Rétention de demandeurs d'asile : pourquoi la proposition Fillon heurte le droit

Le placement en rétention administrative est une mesure d'éloignement. Or, juridiquement, le demandeur d'asile a le droit de résider sur le territoire. Première d'une série d'interventions dans «Libé» du collectif d’universitaires spécialistes du droit Les Surligneurs.
François Fillon visite le poste-frontière de Menton, le 11 janvier. (Photo Laurent Carré pour «Libération»)
par Les Surligneurs
publié le 12 janvier 2017 à 10h48

Pendant la durée de la campagne présidentielle, Libération s'associe avec Les Surligneurs  (1), collectif d'universitaires spécialistes du droit qui examinent les propositions des candidats d'un point de vue juridique. Aujourd'hui, une des propositions de Fillon sur l'immigration.

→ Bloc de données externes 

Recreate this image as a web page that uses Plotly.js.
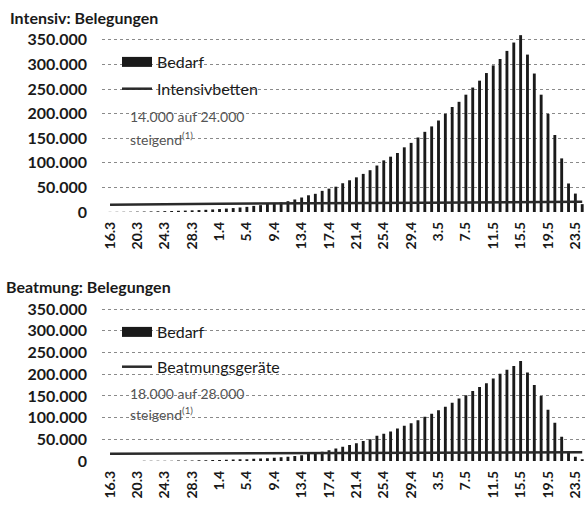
<!DOCTYPE html>
<html>
<head>
<meta charset="utf-8">
<script src="https://cdn.plot.ly/plotly-3.0.1.min.js"></script>
<style>html,body{margin:0;padding:0;background:#fff;}#chart{width:587px;height:518px;}</style>
</head>
<body>
<div id="chart"></div>
<script>
// Dates (one per day), 16.3 – 24.5
const dates = [
 "16.3","17.3","18.3","19.3","20.3","21.3","22.3","23.3","24.3","25.3","26.3","27.3","28.3","29.3","30.3","31.3",
 "1.4","2.4","3.4","4.4","5.4","6.4","7.4","8.4","9.4","10.4","11.4","12.4","13.4","14.4","15.4","16.4","17.4","18.4","19.4","20.4","21.4","22.4","23.4","24.4","25.4","26.4","27.4","28.4","29.4","30.4",
 "1.5","2.5","3.5","4.5","5.5","6.5","7.5","8.5","9.5","10.5","11.5","12.5","13.5","14.5","15.5","16.5","17.5","18.5","19.5","20.5","21.5","22.5","23.5","24.5"
];
const tickLabels = ["16.3","20.3","24.3","28.3","1.4","5.4","9.4","13.4","17.4","21.4","25.4","29.4","3.5","7.5","11.5","15.5","19.5","23.5"];
const yTicks = [0,50000,100000,150000,200000,250000,300000,350000];
const yTickText = ["0","50.000","100.000","150.000","200.000","250.000","300.000","350.000"];

// Intensiv: Bedarf
const intensivBedarf = [
 300,400,500,600,800,1000,1200,1500,1800,2100,2500,2900,3400,3900,4500,5200,
 6000,7000,8000,9200,10500,12500,14000,16500,18000,19500,22000,25500,29500,34000,37000,43000,47500,51500,58500,64500,70500,77500,85000,94500,105000,112500,120000,131500,140500,151500,
 163000,174000,186000,199500,213500,224000,238500,253000,267000,282500,298000,311000,327500,344500,359500,320000,281500,238500,199500,156500,109000,58000,37500,16000
];
// Intensivbetten (capacity line, read at a few dates)
const intensivBettenDates = ["16.3","1.4","1.5","24.5"];
const intensivBetten = [15000,17000,19000,21000];

// Beatmung: Bedarf
const beatmungBedarf = [
 100,150,200,250,300,400,500,600,700,850,1000,1200,1400,1600,1900,2200,
 2500,2900,3300,3800,4300,5000,5800,6600,7600,8700,10000,11500,13500,16000,18500,21500,25000,29000,33000,37000,41000,46000,50000,58000,63000,68000,75000,81000,87000,94000,
 102000,109000,117000,125000,134000,144000,151500,161500,170500,179000,190000,201000,210000,219000,230500,204000,175000,150000,118000,88000,56000,22000,10000,4000
];
const beatmungGeraeteDates = ["16.3","1.4","1.5","24.5"];
const beatmungGeraete = [17000,18000,19000,20000];

const ink = "#1a1a1a";
const fontFam = "Lato, 'Open Sans', sans-serif";

const traces = [
  {type:"bar", x:dates, y:intensivBedarf, marker:{color:ink}, xaxis:"x", yaxis:"y", showlegend:false, hoverinfo:"skip"},
  {type:"scatter", mode:"lines", x:[null], y:[null], name:"Bedarf", line:{color:ink, width:10}, xaxis:"x", yaxis:"y", legend:"legend", legendgroup:"a"},
  {type:"scatter", mode:"lines", x:intensivBettenDates, y:intensivBetten, name:"Intensivbetten", line:{color:"#2a2a2a", width:2.5}, xaxis:"x", yaxis:"y", legend:"legend", legendgroup:"b"},
  {type:"bar", x:dates, y:beatmungBedarf, marker:{color:ink}, xaxis:"x2", yaxis:"y2", showlegend:false, hoverinfo:"skip"},
  {type:"scatter", mode:"lines", x:[null], y:[null], name:"Bedarf", line:{color:ink, width:10}, xaxis:"x2", yaxis:"y2", legend:"legend2", legendgroup:"c"},
  {type:"scatter", mode:"lines", x:beatmungGeraeteDates, y:beatmungGeraete, name:"Beatmungsgeräte", line:{color:"#2a2a2a", width:2.5}, xaxis:"x2", yaxis:"y2", legend:"legend2", legendgroup:"d"}
];

const xCommon = {
  type:"category", categoryorder:"array", categoryarray:dates,
  range:[-1.17, 69.7], tickmode:"array", tickvals:tickLabels, ticktext:tickLabels,
  tickangle:-90, showgrid:false, zeroline:false, showline:false, ticks:"",
  ticklabelstandoff:6,
  tickfont:{family:fontFam, size:14, color:ink, weight:"bold"}
};
const yCommon = {
  range:[0,370000], tickmode:"array", tickvals:yTicks, ticktext:yTickText,
  showgrid:true, gridcolor:"#8a8a8a", griddash:"dot", gridwidth:1,
  zeroline:false, showline:false, ticks:"", ticklabelstandoff:14,
  tickfont:{family:fontFam, size:16, color:ink, weight:"bold"}
};

const layout = {
  width:587, height:518,
  margin:{l:0, r:0, t:0, b:0},
  paper_bgcolor:"#ffffff", plot_bgcolor:"#ffffff",
  bargap:0.58,
  font:{family:fontFam, color:ink},
  xaxis: Object.assign({}, xCommon, {domain:[0.1738,1], anchor:"y"}),
  yaxis: Object.assign({}, yCommon, {domain:[0.5907,0.9421], anchor:"x"}),
  xaxis2: Object.assign({}, xCommon, {domain:[0.1738,1], anchor:"y2"}),
  yaxis2: Object.assign({}, yCommon, {domain:[0.1100,0.4201], anchor:"x2"}),
  legend:{x:117/587, xanchor:"left", y:(518-45)/518, yanchor:"top", bgcolor:"rgba(0,0,0,0)",
          font:{family:fontFam, size:16, color:ink}, tracegroupgap:3, traceorder:"grouped", itemclick:false},
  legend2:{x:117/587, xanchor:"left", y:(518-315)/518, yanchor:"top", bgcolor:"rgba(0,0,0,0)",
          font:{family:fontFam, size:16, color:ink}, tracegroupgap:11, traceorder:"grouped", itemclick:false},
  annotations:[
    {text:"<b>Intensiv: Belegungen</b>", xref:"paper", yref:"paper", x:8/587, y:(518-17)/518, xanchor:"left", yanchor:"middle", showarrow:false, font:{family:fontFam, size:16, color:ink}},
    {text:"<b>Beatmung: Belegungen</b>", xref:"paper", yref:"paper", x:4/587, y:(518-286)/518, xanchor:"left", yanchor:"middle", showarrow:false, font:{family:fontFam, size:16, color:ink}},
    {text:"14.000 auf 24.000", xref:"paper", yref:"paper", x:128/587, y:(518-116)/518, xanchor:"left", yanchor:"middle", showarrow:false, font:{family:fontFam, size:14, color:"#555"}},
    {text:"steigend<sup>(1)</sup>", xref:"paper", yref:"paper", x:128/587, y:(518-138)/518, xanchor:"left", yanchor:"middle", showarrow:false, font:{family:fontFam, size:14, color:"#555"}},
    {text:"18.000 auf 28.000", xref:"paper", yref:"paper", x:128/587, y:(518-393)/518, xanchor:"left", yanchor:"middle", showarrow:false, font:{family:fontFam, size:14, color:"#555"}},
    {text:"steigend<sup>(1)</sup>", xref:"paper", yref:"paper", x:128/587, y:(518-413)/518, xanchor:"left", yanchor:"middle", showarrow:false, font:{family:fontFam, size:14, color:"#555"}}
  ]
};

Plotly.newPlot("chart", traces, layout, {staticPlot:true, displayModeBar:false});
</script>
</body>
</html>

«Les demandeurs d’asile dont la demande apparaîtra manifestement infondée ou qui sont originaires de pays réputés sûrs seront placés en rétention administrative pendant l’examen de leur demande, de manière que leur éloignement soit garanti en cas de rejet de leur demande.»

François Fillon vise ici «les demandeurs d'asile dont la demande apparaîtra manifestement infondée ou qui sont originaires de pays réputés sûrs». Le placement en rétention est juridiquement une mesure d'éloignement. Or, la loi du 29 juillet 2015 sur le droit d'asile, transposant la directive dite «Procédures», a consacré le droit au maintien sur le territoire du demandeur d'asile le temps de l'instruction de sa demande.

Même pour les étrangers qui présenteraient une demande d'asile alors qu'ils sont déjà en rétention, la loi a supprimé (en réaction à la jurisprudence de la Cour de justice de l'Union européenne (CJUE) et pour se mettre en conformité avec la directive dite «Accueil») tout caractère automatique du maintien en rétention.

Il n'est pas possible de placer de manière systématique un demandeur d'asile en rétention sur le fondement d'une demande qui apparaîtrait «infondée» (et la loi a retiré la compétence d'appréciation qu'avaient les préfets sur ce point pour la confier à l'Ofpra − Office français de protection des réfugiés et apatrides − qui décide de la procédure applicable) ou de ce qu'il vient d'un pays dit «sûr». La directive «Accueil», sous le contrôle étroit de la CJUE, ne l'envisage qu'en dernier ressort, par exemple lorsque l'étranger représenterait une menace grave pour la sécurité nationale ou l'ordre public (CJUE, 15 février 2016, C‑601/15 PPU).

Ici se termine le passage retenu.